What needs to be done: Retype the listing that follows, exactly as written.

Supplied material:
=======

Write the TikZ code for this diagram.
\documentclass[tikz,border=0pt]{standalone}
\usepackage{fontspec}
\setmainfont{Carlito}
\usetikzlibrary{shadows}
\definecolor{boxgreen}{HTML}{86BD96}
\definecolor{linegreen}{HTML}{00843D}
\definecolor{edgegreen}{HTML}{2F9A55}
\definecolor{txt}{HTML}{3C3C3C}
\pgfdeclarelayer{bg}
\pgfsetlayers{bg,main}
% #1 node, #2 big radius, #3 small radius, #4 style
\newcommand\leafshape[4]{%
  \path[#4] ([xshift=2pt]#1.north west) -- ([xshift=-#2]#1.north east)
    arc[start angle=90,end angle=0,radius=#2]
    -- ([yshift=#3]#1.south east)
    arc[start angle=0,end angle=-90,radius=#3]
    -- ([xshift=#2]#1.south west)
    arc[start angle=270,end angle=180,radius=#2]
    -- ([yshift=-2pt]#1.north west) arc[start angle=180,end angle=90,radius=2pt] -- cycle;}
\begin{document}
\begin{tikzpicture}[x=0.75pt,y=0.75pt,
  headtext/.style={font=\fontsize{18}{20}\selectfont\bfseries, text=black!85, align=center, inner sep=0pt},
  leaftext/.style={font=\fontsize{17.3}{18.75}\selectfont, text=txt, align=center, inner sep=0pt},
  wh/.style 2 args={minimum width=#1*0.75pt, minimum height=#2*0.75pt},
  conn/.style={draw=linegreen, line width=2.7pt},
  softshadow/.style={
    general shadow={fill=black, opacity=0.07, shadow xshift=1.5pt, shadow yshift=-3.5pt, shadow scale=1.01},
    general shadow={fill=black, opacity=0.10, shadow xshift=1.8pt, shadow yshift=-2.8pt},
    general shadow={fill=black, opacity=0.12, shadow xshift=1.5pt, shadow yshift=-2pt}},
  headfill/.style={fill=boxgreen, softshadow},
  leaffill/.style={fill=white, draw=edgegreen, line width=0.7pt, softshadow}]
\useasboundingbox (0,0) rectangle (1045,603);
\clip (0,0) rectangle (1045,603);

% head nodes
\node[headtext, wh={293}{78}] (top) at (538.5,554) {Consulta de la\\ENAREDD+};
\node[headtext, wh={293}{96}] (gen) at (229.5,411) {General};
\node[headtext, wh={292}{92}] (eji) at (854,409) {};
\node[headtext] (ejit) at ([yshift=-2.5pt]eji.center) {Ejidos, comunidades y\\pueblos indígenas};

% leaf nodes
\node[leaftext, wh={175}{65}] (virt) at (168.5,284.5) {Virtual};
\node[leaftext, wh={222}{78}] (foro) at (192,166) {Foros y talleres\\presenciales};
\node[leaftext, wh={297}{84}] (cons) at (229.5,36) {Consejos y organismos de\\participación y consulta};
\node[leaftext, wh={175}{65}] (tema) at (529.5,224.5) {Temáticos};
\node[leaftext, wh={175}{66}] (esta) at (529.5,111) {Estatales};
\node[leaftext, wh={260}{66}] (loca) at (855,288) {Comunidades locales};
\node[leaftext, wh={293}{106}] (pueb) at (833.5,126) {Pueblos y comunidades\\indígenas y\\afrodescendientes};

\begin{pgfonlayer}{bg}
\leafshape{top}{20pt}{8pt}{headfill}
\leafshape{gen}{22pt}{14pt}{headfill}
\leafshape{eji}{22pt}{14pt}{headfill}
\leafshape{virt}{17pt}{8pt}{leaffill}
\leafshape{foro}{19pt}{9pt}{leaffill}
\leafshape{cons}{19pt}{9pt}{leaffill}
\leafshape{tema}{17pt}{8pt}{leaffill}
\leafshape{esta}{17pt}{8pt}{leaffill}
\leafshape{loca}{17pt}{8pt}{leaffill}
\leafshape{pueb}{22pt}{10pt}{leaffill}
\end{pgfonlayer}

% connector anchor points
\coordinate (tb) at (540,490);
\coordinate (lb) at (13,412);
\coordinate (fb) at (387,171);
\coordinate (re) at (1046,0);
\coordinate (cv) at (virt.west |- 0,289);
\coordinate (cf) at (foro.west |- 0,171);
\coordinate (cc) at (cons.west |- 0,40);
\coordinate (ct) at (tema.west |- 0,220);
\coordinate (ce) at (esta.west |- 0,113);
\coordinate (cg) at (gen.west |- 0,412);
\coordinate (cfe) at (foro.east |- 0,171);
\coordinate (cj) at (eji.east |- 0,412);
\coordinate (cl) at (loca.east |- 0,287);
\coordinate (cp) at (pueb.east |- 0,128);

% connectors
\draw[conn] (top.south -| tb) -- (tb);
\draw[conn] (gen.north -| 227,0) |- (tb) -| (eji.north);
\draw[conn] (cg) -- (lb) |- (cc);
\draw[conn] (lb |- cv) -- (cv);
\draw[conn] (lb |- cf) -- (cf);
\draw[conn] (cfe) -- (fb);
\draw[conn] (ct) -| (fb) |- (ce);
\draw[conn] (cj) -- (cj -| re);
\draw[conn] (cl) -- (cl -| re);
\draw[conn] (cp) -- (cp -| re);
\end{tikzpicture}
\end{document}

=======

Solution for this task:
Write the TikZ code for this diagram.
\documentclass[tikz,border=0pt]{standalone}
\usepackage{fontspec}
\setmainfont{Carlito}
\usetikzlibrary{shadows}
\definecolor{boxgreen}{HTML}{86BD96}
\definecolor{linegreen}{HTML}{00843D}
\definecolor{edgegreen}{HTML}{2F9A55}
\definecolor{txt}{HTML}{3C3C3C}
\pgfdeclarelayer{bg}
\pgfsetlayers{bg,main}
% #1 node, #2 big radius, #3 small radius, #4 style
\newcommand\leafshape[4]{%
  \path[#4] ([xshift=2pt]#1.north west) -- ([xshift=-#2]#1.north east)
    arc[start angle=90,end angle=0,radius=#2]
    -- ([yshift=#3]#1.south east)
    arc[start angle=0,end angle=-90,radius=#3]
    -- ([xshift=#2]#1.south west)
    arc[start angle=270,end angle=180,radius=#2]
    -- ([yshift=-2pt]#1.north west) arc[start angle=180,end angle=90,radius=2pt] -- cycle;}
\begin{document}
\begin{tikzpicture}[x=0.75pt,y=0.75pt,
  headtext/.style={font=\fontsize{18}{20}\selectfont\bfseries, text=black!85, align=center, inner sep=0pt},
  leaftext/.style={font=\fontsize{17.3}{18.75}\selectfont, text=txt, align=center, inner sep=0pt},
  wh/.style 2 args={minimum width=#1*0.75pt, minimum height=#2*0.75pt},
  conn/.style={draw=linegreen, line width=2.7pt},
  softshadow/.style={
    general shadow={fill=black, opacity=0.07, shadow xshift=1.5pt, shadow yshift=-3.5pt, shadow scale=1.01},
    general shadow={fill=black, opacity=0.10, shadow xshift=1.8pt, shadow yshift=-2.8pt},
    general shadow={fill=black, opacity=0.12, shadow xshift=1.5pt, shadow yshift=-2pt}},
  headfill/.style={fill=boxgreen, softshadow},
  leaffill/.style={fill=white, draw=edgegreen, line width=0.7pt, softshadow}]
\useasboundingbox (0,0) rectangle (1045,603);
\clip (0,0) rectangle (1045,603);

% head nodes
\node[headtext, wh={293}{78}] (top) at (538.5,554) {Consulta de la\\ENAREDD+};
\node[headtext, wh={293}{96}] (gen) at (229.5,411) {General};
\node[headtext, wh={292}{92}] (eji) at (854,409) {};
\node[headtext] (ejit) at ([yshift=-2.5pt]eji.center) {Ejidos, comunidades y\\pueblos indígenas};

% leaf nodes
\node[leaftext, wh={175}{65}] (virt) at (168.5,284.5) {Virtual};
\node[leaftext, wh={222}{78}] (foro) at (192,166) {Foros y talleres\\presenciales};
\node[leaftext, wh={297}{84}] (cons) at (229.5,36) {Consejos y organismos de\\participación y consulta};
\node[leaftext, wh={175}{65}] (tema) at (529.5,224.5) {Temáticos};
\node[leaftext, wh={175}{66}] (esta) at (529.5,111) {Estatales};
\node[leaftext, wh={260}{66}] (loca) at (855,288) {Comunidades locales};
\node[leaftext, wh={293}{106}] (pueb) at (833.5,126) {Pueblos y comunidades\\indígenas y\\afrodescendientes};

\begin{pgfonlayer}{bg}
\leafshape{top}{20pt}{8pt}{headfill}
\leafshape{gen}{22pt}{14pt}{headfill}
\leafshape{eji}{22pt}{14pt}{headfill}
\leafshape{virt}{17pt}{8pt}{leaffill}
\leafshape{foro}{19pt}{9pt}{leaffill}
\leafshape{cons}{19pt}{9pt}{leaffill}
\leafshape{tema}{17pt}{8pt}{leaffill}
\leafshape{esta}{17pt}{8pt}{leaffill}
\leafshape{loca}{17pt}{8pt}{leaffill}
\leafshape{pueb}{22pt}{10pt}{leaffill}
\end{pgfonlayer}

% connector anchor points
\coordinate (tb) at (540,490);
\coordinate (lb) at (13,412);
\coordinate (fb) at (387,171);
\coordinate (re) at (1046,0);
\coordinate (cv) at (virt.west |- 0,289);
\coordinate (cf) at (foro.west |- 0,171);
\coordinate (cc) at (cons.west |- 0,40);
\coordinate (ct) at (tema.west |- 0,220);
\coordinate (ce) at (esta.west |- 0,113);
\coordinate (cg) at (gen.west |- 0,412);
\coordinate (cfe) at (foro.east |- 0,171);
\coordinate (cj) at (eji.east |- 0,412);
\coordinate (cl) at (loca.east |- 0,287);
\coordinate (cp) at (pueb.east |- 0,128);

% connectors
\draw[conn] (top.south -| tb) -- (tb);
\draw[conn] (gen.north -| 227,0) |- (tb) -| (eji.north);
\draw[conn] (cg) -- (lb) |- (cc);
\draw[conn] (lb |- cv) -- (cv);
\draw[conn] (lb |- cf) -- (cf);
\draw[conn] (cfe) -- (fb);
\draw[conn] (ct) -| (fb) |- (ce);
\draw[conn] (cj) -- (cj -| re);
\draw[conn] (cl) -- (cl -| re);
\draw[conn] (cp) -- (cp -| re);
\end{tikzpicture}
\end{document}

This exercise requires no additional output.